Coming out of Vancouver's 1970s photoconceptual tradition, Rodney Graham's work is often informed by historical literary, musical, philosophical and popular references. He is most often associated with other West-coast Canadian artists, including Vikky Alexander, Jeff Wall, Stan Douglas, Roy Arden and Ken Lum. He was taught by fellow Vancouver school artist Ian Wallace'while at Simon Fraser University, Burnaby, British Columbia, from 1979 to 1980. Around this time, he played in the band UJ3RK5 with fellow artist Jeff Wall. His wide-ranging and often unclassifiable work has frequently engaged with technologies of the past: literary, psychological and musical texts, optical devices, and film as historical medium.
Among his earliest works is Camera Obscura (1979; destroyed 1981) a site-specific work that consisted of a shed-sized optical device on his family's farm field near Abbotsford, British Columbia. Entering the shed, the observer was confronted with an inverted image of a solitary tree. Both prior to this (with Rome Ruins [1978]) and throughout the 1980s and 90s, Graham employed the technique of the camera obscura in his work.
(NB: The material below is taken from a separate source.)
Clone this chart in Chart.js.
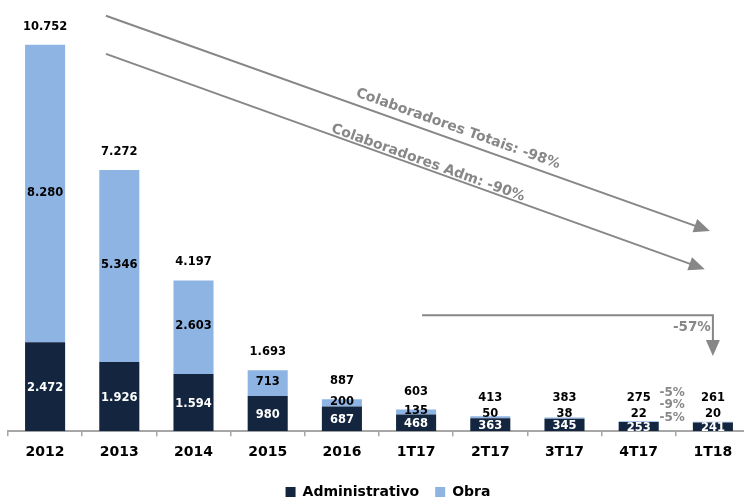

Beginning in the early 1980s, Graham took found texts as the basis for his bookworks—at once conceptual and material—inserting bookmarks with additional pages, inserting textual loops or incorporating books into optical devices in works such as Dr. No* (1991), Lenz (1983) and Reading Machine for Lenz (1993), respectively; many of these were carried out with the esteemed Belgian publisher Yves Gevaert and/or the gallerist Christine Burgin. His extensive body of works related to Sigmund Freud (beginning in 1983) in a sense develops out of this text-based practice, though later found books would be integrated unmodified into Donald Judd-like "specific objects," as with The Basic Writings of Sigmund Freud (1987).